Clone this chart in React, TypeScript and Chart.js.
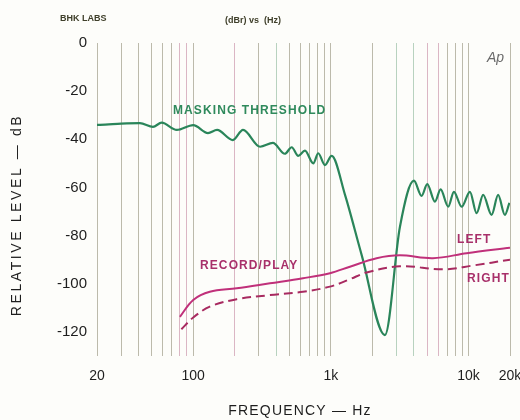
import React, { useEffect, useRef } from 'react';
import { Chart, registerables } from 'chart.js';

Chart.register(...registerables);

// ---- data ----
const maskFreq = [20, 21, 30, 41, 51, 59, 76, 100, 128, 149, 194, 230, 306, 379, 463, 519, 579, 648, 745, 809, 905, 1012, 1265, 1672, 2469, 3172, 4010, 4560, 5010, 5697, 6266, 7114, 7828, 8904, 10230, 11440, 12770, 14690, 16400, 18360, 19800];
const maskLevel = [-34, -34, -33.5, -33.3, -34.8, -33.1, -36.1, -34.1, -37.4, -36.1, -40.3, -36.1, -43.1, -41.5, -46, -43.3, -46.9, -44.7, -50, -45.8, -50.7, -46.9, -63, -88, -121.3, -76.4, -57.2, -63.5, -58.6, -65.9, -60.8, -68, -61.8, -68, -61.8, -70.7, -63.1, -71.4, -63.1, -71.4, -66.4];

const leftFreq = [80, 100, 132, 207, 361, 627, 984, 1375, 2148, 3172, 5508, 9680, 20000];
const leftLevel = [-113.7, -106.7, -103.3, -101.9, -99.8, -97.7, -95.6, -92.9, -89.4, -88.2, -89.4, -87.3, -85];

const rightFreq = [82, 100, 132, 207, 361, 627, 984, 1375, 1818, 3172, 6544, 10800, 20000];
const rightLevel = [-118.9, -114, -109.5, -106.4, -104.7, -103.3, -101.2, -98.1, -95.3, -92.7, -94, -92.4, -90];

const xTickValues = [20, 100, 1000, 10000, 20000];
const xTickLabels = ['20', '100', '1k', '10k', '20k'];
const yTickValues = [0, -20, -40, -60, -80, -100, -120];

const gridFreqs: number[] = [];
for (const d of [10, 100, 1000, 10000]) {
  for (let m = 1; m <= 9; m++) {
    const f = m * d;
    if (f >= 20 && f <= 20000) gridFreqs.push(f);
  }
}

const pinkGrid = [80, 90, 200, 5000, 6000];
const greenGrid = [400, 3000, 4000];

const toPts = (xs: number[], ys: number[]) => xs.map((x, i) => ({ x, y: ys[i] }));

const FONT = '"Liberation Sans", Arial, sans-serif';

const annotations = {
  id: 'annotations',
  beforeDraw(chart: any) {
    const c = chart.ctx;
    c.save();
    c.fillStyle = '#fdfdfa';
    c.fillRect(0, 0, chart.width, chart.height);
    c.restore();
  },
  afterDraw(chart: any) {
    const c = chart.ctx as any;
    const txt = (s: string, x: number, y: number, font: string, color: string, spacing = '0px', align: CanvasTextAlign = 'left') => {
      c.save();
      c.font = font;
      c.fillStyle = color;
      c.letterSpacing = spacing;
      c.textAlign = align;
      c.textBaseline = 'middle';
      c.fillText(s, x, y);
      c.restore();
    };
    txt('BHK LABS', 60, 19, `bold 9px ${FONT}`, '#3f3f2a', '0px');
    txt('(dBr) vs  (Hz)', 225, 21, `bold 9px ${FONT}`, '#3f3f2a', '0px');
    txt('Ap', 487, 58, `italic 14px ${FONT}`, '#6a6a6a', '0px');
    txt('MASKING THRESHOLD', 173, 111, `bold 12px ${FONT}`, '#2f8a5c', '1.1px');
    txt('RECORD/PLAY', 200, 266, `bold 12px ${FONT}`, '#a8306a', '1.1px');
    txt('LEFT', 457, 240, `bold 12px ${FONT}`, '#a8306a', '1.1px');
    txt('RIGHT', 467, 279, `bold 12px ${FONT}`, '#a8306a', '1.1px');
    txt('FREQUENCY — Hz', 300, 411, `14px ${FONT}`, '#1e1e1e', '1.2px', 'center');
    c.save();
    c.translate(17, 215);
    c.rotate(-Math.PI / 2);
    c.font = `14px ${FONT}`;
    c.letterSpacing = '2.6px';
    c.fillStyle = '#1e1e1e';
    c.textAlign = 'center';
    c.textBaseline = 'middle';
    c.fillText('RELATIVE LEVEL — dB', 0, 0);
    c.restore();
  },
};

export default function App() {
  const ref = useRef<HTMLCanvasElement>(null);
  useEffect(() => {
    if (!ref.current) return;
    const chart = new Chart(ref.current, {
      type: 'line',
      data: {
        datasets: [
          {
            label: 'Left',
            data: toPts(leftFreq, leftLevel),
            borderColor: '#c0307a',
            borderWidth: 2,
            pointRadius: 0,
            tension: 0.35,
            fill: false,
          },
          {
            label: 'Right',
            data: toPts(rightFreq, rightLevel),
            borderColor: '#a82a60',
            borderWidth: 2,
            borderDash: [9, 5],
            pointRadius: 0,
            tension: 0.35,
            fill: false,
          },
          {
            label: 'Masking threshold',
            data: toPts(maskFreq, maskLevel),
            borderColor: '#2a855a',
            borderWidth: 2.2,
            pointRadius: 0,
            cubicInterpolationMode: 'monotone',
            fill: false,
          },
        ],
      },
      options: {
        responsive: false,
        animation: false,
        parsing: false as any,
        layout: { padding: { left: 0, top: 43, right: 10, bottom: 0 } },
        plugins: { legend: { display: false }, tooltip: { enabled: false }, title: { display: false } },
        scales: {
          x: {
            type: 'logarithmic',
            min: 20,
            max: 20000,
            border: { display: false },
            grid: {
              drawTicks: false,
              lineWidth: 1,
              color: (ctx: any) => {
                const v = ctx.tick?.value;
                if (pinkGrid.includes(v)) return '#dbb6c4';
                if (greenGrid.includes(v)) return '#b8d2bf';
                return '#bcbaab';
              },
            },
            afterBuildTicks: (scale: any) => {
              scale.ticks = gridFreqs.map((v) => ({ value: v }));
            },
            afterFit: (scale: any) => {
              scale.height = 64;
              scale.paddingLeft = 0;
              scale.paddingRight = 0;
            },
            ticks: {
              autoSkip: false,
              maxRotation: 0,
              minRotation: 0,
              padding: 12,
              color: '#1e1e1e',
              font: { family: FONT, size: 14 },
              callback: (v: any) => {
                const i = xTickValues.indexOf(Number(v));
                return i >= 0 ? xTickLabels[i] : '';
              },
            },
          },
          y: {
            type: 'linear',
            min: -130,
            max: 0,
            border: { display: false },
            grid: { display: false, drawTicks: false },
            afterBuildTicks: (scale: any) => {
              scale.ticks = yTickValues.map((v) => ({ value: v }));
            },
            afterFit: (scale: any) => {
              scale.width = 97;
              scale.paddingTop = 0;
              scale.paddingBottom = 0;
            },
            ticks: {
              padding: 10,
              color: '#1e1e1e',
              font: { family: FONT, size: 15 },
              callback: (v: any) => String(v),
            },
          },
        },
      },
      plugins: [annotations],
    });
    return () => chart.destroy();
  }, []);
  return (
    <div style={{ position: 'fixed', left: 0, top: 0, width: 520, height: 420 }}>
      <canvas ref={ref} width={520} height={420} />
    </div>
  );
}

-.-.-

• Stated task: Copy out all the data exactly; skip the pictures.

• Exercise result:
Clone this chart in React, TypeScript and Chart.js.
import React, { useEffect, useRef } from 'react';
import { Chart, registerables } from 'chart.js';

Chart.register(...registerables);

// ---- data ----
const maskFreq = [20, 21, 30, 41, 51, 59, 76, 100, 128, 149, 194, 230, 306, 379, 463, 519, 579, 648, 745, 809, 905, 1012, 1265, 1672, 2469, 3172, 4010, 4560, 5010, 5697, 6266, 7114, 7828, 8904, 10230, 11440, 12770, 14690, 16400, 18360, 19800];
const maskLevel = [-34, -34, -33.5, -33.3, -34.8, -33.1, -36.1, -34.1, -37.4, -36.1, -40.3, -36.1, -43.1, -41.5, -46, -43.3, -46.9, -44.7, -50, -45.8, -50.7, -46.9, -63, -88, -121.3, -76.4, -57.2, -63.5, -58.6, -65.9, -60.8, -68, -61.8, -68, -61.8, -70.7, -63.1, -71.4, -63.1, -71.4, -66.4];

const leftFreq = [80, 100, 132, 207, 361, 627, 984, 1375, 2148, 3172, 5508, 9680, 20000];
const leftLevel = [-113.7, -106.7, -103.3, -101.9, -99.8, -97.7, -95.6, -92.9, -89.4, -88.2, -89.4, -87.3, -85];

const rightFreq = [82, 100, 132, 207, 361, 627, 984, 1375, 1818, 3172, 6544, 10800, 20000];
const rightLevel = [-118.9, -114, -109.5, -106.4, -104.7, -103.3, -101.2, -98.1, -95.3, -92.7, -94, -92.4, -90];

const xTickValues = [20, 100, 1000, 10000, 20000];
const xTickLabels = ['20', '100', '1k', '10k', '20k'];
const yTickValues = [0, -20, -40, -60, -80, -100, -120];

const gridFreqs: number[] = [];
for (const d of [10, 100, 1000, 10000]) {
  for (let m = 1; m <= 9; m++) {
    const f = m * d;
    if (f >= 20 && f <= 20000) gridFreqs.push(f);
  }
}

const pinkGrid = [80, 90, 200, 5000, 6000];
const greenGrid = [400, 3000, 4000];

const toPts = (xs: number[], ys: number[]) => xs.map((x, i) => ({ x, y: ys[i] }));

const FONT = '"Liberation Sans", Arial, sans-serif';

const annotations = {
  id: 'annotations',
  beforeDraw(chart: any) {
    const c = chart.ctx;
    c.save();
    c.fillStyle = '#fdfdfa';
    c.fillRect(0, 0, chart.width, chart.height);
    c.restore();
  },
  afterDraw(chart: any) {
    const c = chart.ctx as any;
    const txt = (s: string, x: number, y: number, font: string, color: string, spacing = '0px', align: CanvasTextAlign = 'left') => {
      c.save();
      c.font = font;
      c.fillStyle = color;
      c.letterSpacing = spacing;
      c.textAlign = align;
      c.textBaseline = 'middle';
      c.fillText(s, x, y);
      c.restore();
    };
    txt('BHK LABS', 60, 19, `bold 9px ${FONT}`, '#3f3f2a', '0px');
    txt('(dBr) vs  (Hz)', 225, 21, `bold 9px ${FONT}`, '#3f3f2a', '0px');
    txt('Ap', 487, 58, `italic 14px ${FONT}`, '#6a6a6a', '0px');
    txt('MASKING THRESHOLD', 173, 111, `bold 12px ${FONT}`, '#2f8a5c', '1.1px');
    txt('RECORD/PLAY', 200, 266, `bold 12px ${FONT}`, '#a8306a', '1.1px');
    txt('LEFT', 457, 240, `bold 12px ${FONT}`, '#a8306a', '1.1px');
    txt('RIGHT', 467, 279, `bold 12px ${FONT}`, '#a8306a', '1.1px');
    txt('FREQUENCY — Hz', 300, 411, `14px ${FONT}`, '#1e1e1e', '1.2px', 'center');
    c.save();
    c.translate(17, 215);
    c.rotate(-Math.PI / 2);
    c.font = `14px ${FONT}`;
    c.letterSpacing = '2.6px';
    c.fillStyle = '#1e1e1e';
    c.textAlign = 'center';
    c.textBaseline = 'middle';
    c.fillText('RELATIVE LEVEL — dB', 0, 0);
    c.restore();
  },
};

export default function App() {
  const ref = useRef<HTMLCanvasElement>(null);
  useEffect(() => {
    if (!ref.current) return;
    const chart = new Chart(ref.current, {
      type: 'line',
      data: {
        datasets: [
          {
            label: 'Left',
            data: toPts(leftFreq, leftLevel),
            borderColor: '#c0307a',
            borderWidth: 2,
            pointRadius: 0,
            tension: 0.35,
            fill: false,
          },
          {
            label: 'Right',
            data: toPts(rightFreq, rightLevel),
            borderColor: '#a82a60',
            borderWidth: 2,
            borderDash: [9, 5],
            pointRadius: 0,
            tension: 0.35,
            fill: false,
          },
          {
            label: 'Masking threshold',
            data: toPts(maskFreq, maskLevel),
            borderColor: '#2a855a',
            borderWidth: 2.2,
            pointRadius: 0,
            cubicInterpolationMode: 'monotone',
            fill: false,
          },
        ],
      },
      options: {
        responsive: false,
        animation: false,
        parsing: false as any,
        layout: { padding: { left: 0, top: 43, right: 10, bottom: 0 } },
        plugins: { legend: { display: false }, tooltip: { enabled: false }, title: { display: false } },
        scales: {
          x: {
            type: 'logarithmic',
            min: 20,
            max: 20000,
            border: { display: false },
            grid: {
              drawTicks: false,
              lineWidth: 1,
              color: (ctx: any) => {
                const v = ctx.tick?.value;
                if (pinkGrid.includes(v)) return '#dbb6c4';
                if (greenGrid.includes(v)) return '#b8d2bf';
                return '#bcbaab';
              },
            },
            afterBuildTicks: (scale: any) => {
              scale.ticks = gridFreqs.map((v) => ({ value: v }));
            },
            afterFit: (scale: any) => {
              scale.height = 64;
              scale.paddingLeft = 0;
              scale.paddingRight = 0;
            },
            ticks: {
              autoSkip: false,
              maxRotation: 0,
              minRotation: 0,
              padding: 12,
              color: '#1e1e1e',
              font: { family: FONT, size: 14 },
              callback: (v: any) => {
                const i = xTickValues.indexOf(Number(v));
                return i >= 0 ? xTickLabels[i] : '';
              },
            },
          },
          y: {
            type: 'linear',
            min: -130,
            max: 0,
            border: { display: false },
            grid: { display: false, drawTicks: false },
            afterBuildTicks: (scale: any) => {
              scale.ticks = yTickValues.map((v) => ({ value: v }));
            },
            afterFit: (scale: any) => {
              scale.width = 97;
              scale.paddingTop = 0;
              scale.paddingBottom = 0;
            },
            ticks: {
              padding: 10,
              color: '#1e1e1e',
              font: { family: FONT, size: 15 },
              callback: (v: any) => String(v),
            },
          },
        },
      },
      plugins: [annotations],
    });
    return () => chart.destroy();
  }, []);
  return (
    <div style={{ position: 'fixed', left: 0, top: 0, width: 520, height: 420 }}>
      <canvas ref={ref} width={520} height={420} />
    </div>
  );
}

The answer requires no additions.